Lo conocíamos como un pintor incansable, industrioso agrimensor de la frontera que separa a la vigilia del sueño y a la realidad del deseo, sobrio propulsor de un continente onírico, representante genuino del intangible post-surrealismo latinoamericano y alguien que continúa alimentando el fogoso carromato de Luis Buñuel y George Bataille, Pierre Klossovski y Vladimir Nabokov, Marcel Duchamp y Remedios Varo, pero no sabíamos que tuviera además una fiereza tan grande para dinamitar la realidad desde la trinchera de la risa y el exquisito sabor de la blasfemia.
Un día nos enfrentamos con su primera caricatura y aquel fue el nacimiento de Maldoror, imprudente hermano del Conde de Lautréamont y heterónimo del talentoso pintor que se hace llamar Fernando Maldonado.
Y nos capturó con sus trazos complejos, casi barrocos, que recuerdan las hermosura adánica de los grandes comics y entonces supimos que habíamos asistido a la invención de un maravillado transgresor, un duende risueño y satírico dispuesto a denunciar cualquiera de las máscaras atroces de la realidad, y quién jamás olvida que la diferencia entre lo trágico y lo cómico es que son la misma cosa.

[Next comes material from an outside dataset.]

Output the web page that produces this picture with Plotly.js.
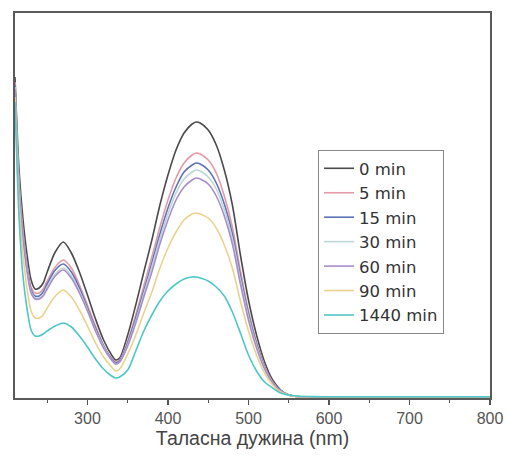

Este Maldoror, lunático y hereje, y quién seguramente no habría salido completo de un interrogatorio promedio de la Santa Inquisición, ha mostrado el lado turbio de los gestos del Papa y la sombra turbia del supremo tirano, el lado medioeval de la contemporaneidad y el lado contemporáneo de la antigua oscuridad, el lado ancestral del optimismo y el lado positivo de la fatalidad…. Su reino irónico ya nos es imprescindible.